My older son and I have been having some conversations during the past year about the confederate monuments. When New Orleans was taking down the monuments here this spring, he had some concerns about history being erased. So I explained to him that when we drive past the monuments, we just see ancient historical figures, but when black people drive past them, the message is that racist white people are still in charge of our country. Last week, after Charlottesville happened, we had some more conversation in which we discussed the difference between history and historiography.
History is the complicated mess of whatever actually happened in the past. Which is impossible to represent with perfect justice. Because every time you tell a story, you have to decide which details to include and which to leave out. You have to decide whose perspective is going to be centered and whose perspective is going to be peripheral. Deciding how to tell the story of history is historiography. The most important decision of historiography is who will be the protagonists. The default is usually to tell history from the perspective of the rulers and especially the military leaders as though their decisions, victories, and defeats defined everything for the people who lived around them.
That’s the historiographic decision being made when cities build statues of soldiers on horseback instead of building statues for the doctors, the nurses, the community organizers, the teachers, or the social workers who also could be lifted up as the leaders who cause the most impact in a society. But there’s an even more specific historiography being promoted by statues of Confederate war heroes. In no other country in the world does the losing side of a civil war have so many statues dedicated to its military leaders. There are immensely more Confederate Civil War monuments than there are Union Civil War monuments. Most of them were erected in the early 1900’s during the height of segregation and a season of white terrorism through lynch mobs and the KKK.
The monuments are part of a historiography that’s sometimes termed “The Lost Cause of the Confederacy.” In this telling of the story, the Civil War was fought to defend the “Southern way of life” rather than slavery itself. The “Southern way of life” is an imagined past defined by things like chivalry, honor, family, and sexual purity. When overt racial segregation was no longer socially tenable, the Southern way of life got sublimated into “family values.” Any uncertainty about whether “family values” has a sublimated racial core is put to rest by looking at how “family values” activists elected a proud philanderer who successfully dog-whistled their Southern way of life all the way into the White House.
So as I explained to my son, removing those monuments is not erasing history; it’s erasing white supremacist historiography. It’s time for some honest public reflection on our country’s white supremacist legacy that was simply swept under the rug and sublimated into sexual puritanism after the Civil Rights movement. It is entirely appropriate for the monuments that represent our past to reflect an intentional honesty about our nation’s history. If we want to do justice to our history, there are a whole lot of heroes from our past who aren’t white men and have never received any kind of public honor from the people in power.
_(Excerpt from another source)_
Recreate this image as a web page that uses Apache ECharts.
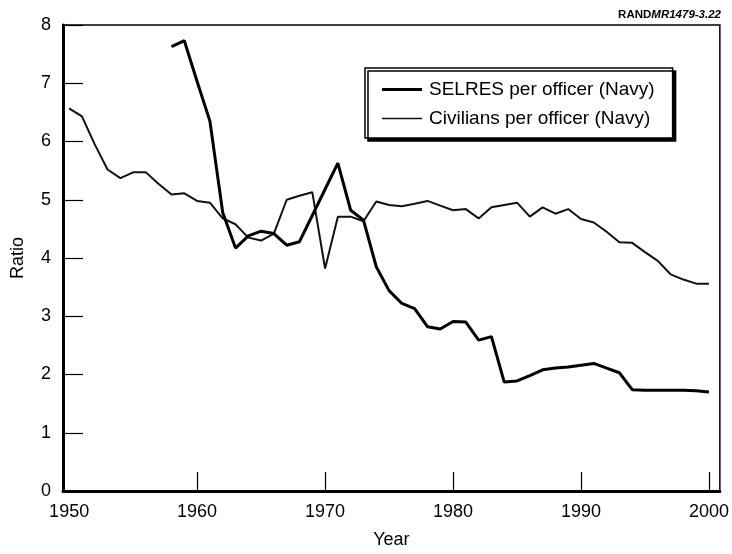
<!DOCTYPE html>
<html>
<head>
<meta charset="utf-8">
<title>SELRES and civilians per officer</title>
<script src="https://cdn.jsdelivr.net/npm/echarts@6/dist/echarts.min.js"></script>
<style>
  html, body { margin: 0; padding: 0; background: #fff; }
  #chart { width: 732px; height: 554px; }
</style>
</head>
<body>
<div id="chart"></div>
<script>
// years 1950 - 2000
var years = [1950, 1951, 1952, 1953, 1954, 1955, 1956, 1957, 1958, 1959,
             1960, 1961, 1962, 1963, 1964, 1965, 1966, 1967, 1968, 1969,
             1970, 1971, 1972, 1973, 1974, 1975, 1976, 1977, 1978, 1979,
             1980, 1981, 1982, 1983, 1984, 1985, 1986, 1987, 1988, 1989,
             1990, 1991, 1992, 1993, 1994, 1995, 1996, 1997, 1998, 1999, 2000]

// SELRES per officer (no data before 1958)
var selres = [null, null, null, null, null, null, null, null, 7.63, 7.73,
              7.03, 6.35, 4.78, 4.17, 4.38, 4.46, 4.42, 4.22, 4.28, 4.73,
              5.18, 5.63, 4.82, 4.65, 3.85, 3.44, 3.22, 3.13, 2.82, 2.78,
              2.91, 2.90, 2.59, 2.65, 1.87, 1.89, 1.98, 2.08, 2.11, 2.13,
              2.16, 2.19, 2.11, 2.03, 1.74, 1.73, 1.73, 1.73, 1.73, 1.72, 1.70]

// Civilians per officer
var civilians = [6.57, 6.43, 5.95, 5.52, 5.37, 5.47, 5.47, 5.27, 5.09, 5.11,
                 4.98, 4.95, 4.68, 4.58, 4.35, 4.30, 4.42, 5.00, 5.07, 5.13,
                 3.82, 4.71, 4.71, 4.63, 4.97, 4.91, 4.89, 4.93, 4.98, 4.90,
                 4.82, 4.84, 4.68, 4.87, 4.91, 4.95, 4.71, 4.87, 4.76, 4.84,
                 4.67, 4.61, 4.45, 4.27, 4.26, 4.10, 3.95, 3.72, 3.63, 3.56, 3.56]

var yearLabels = [1950, 1960, 1970, 1980, 1990, 2000]
var yearTicks = [1960, 1970, 1980, 1990, 2000]

var font = 'Liberation Sans, Arial, Helvetica, sans-serif'

function pairs(vals) {
  return years.map(function (y, i) { return [y, vals[i]] })
}

// legend samples: plain strokes, no symbol
// (tiny corner specks keep the thin one's box the same size as the thick one)
var thickIcon = 'path://M0,0H40V3H0Z'
var thinIcon = 'path://M0,0H0.05V0.05H0Z M39.95,2.95H40V3H39.95Z M0,0.8H40V2.2H0Z'

var chart = echarts.init(document.getElementById('chart'))

var option = {
  backgroundColor: '#fff',
  animation: false,
  textStyle: { fontFamily: font, color: '#000' },
  title: {
    text: '{b|RAND}{i|MR1479-3.22}',
    right: 6,
    top: 4,
    textStyle: {
      rich: {
        b: { fontFamily: font, fontWeight: 'bold', fontSize: 11.5, color: '#000' },
        i: { fontFamily: font, fontStyle: 'italic', fontSize: 11.5, color: '#000' }
      }
    }
  },
  grid: {
    left: 63,
    right: 5,
    top: 25,
    bottom: 62,
    show: true,
    borderColor: '#000',
    borderWidth: 1.5
  },
  legend: {
    orient: 'vertical',
    left: 365,
    top: 68,
    padding: [12, 18, 10, 17],
    itemGap: 10,
    itemWidth: 40,
    itemHeight: 3,
    backgroundColor: '#fff',
    borderColor: '#000',
    borderWidth: 1.5,
    shadowColor: '#000',
    shadowBlur: 0,
    shadowOffsetX: 3,
    shadowOffsetY: 3,
    textStyle: { fontFamily: font, fontSize: 19, color: '#000', padding: [0, 0, 0, 2] },
    data: [
      { name: 'SELRES per officer (Navy)', icon: thickIcon },
      { name: 'Civilians per officer (Navy)', icon: thinIcon }
    ]
  },
  xAxis: {
    type: 'value',
    min: 1949.52,
    max: 2000.85,
    name: 'Year',
    nameLocation: 'middle',
    nameGap: 40,
    nameTextStyle: { fontFamily: font, fontSize: 18, color: '#000' },
    axisLine: { show: true, onZero: false, lineStyle: { color: '#000', width: 3 } },
    axisTick: {
      show: true,
      inside: true,
      length: 19,
      customValues: yearTicks,
      lineStyle: { color: '#000', width: 1.2 }
    },
    axisLabel: {
      fontFamily: font,
      fontSize: 18,
      color: '#000',
      margin: 12,
      customValues: yearLabels,
      formatter: function (v) { return String(v) }
    },
    splitLine: { show: false }
  },
  yAxis: {
    type: 'value',
    min: 0,
    max: 8,
    interval: 1,
    name: 'Ratio',
    nameLocation: 'middle',
    nameGap: 36,
    nameTextStyle: { fontFamily: font, fontSize: 18, color: '#000' },
    axisLine: { show: true, lineStyle: { color: '#000', width: 3 } },
    axisTick: { show: true, inside: true, length: 20, lineStyle: { color: '#000', width: 1.2 } },
    axisLabel: { fontFamily: font, fontSize: 18, color: '#000', margin: 12 },
    splitLine: { show: false }
  },
  series: [
    {
      name: 'SELRES per officer (Navy)',
      type: 'line',
      data: pairs(selres),
      symbol: 'none',
      connectNulls: false,
      z: 3,
      lineStyle: { color: '#000', width: 3 },
      itemStyle: { color: '#000' }
    },
    {
      name: 'Civilians per officer (Navy)',
      type: 'line',
      data: pairs(civilians),
      symbol: 'none',
      z: 2,
      lineStyle: { color: '#111', width: 2 },
      itemStyle: { color: '#111' }
    }
  ]
}

chart.setOption(option)
</script>
</body>
</html>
As Christians, the model we have for historiography is the Old Testament. Whatever else is true about Israel, there has never been a tribe of people more brutally honest about the moral failings of their leaders. Most of Israel’s kings are cast aside as evil by its historians. Israel’s favorite king is exposed as a murderous adulterer with complete unflinching openness. When Bible-following white Christians are so defensive and deceitful about their ancestor’s sins, it shows that the Bible’s authority is completely selective for them.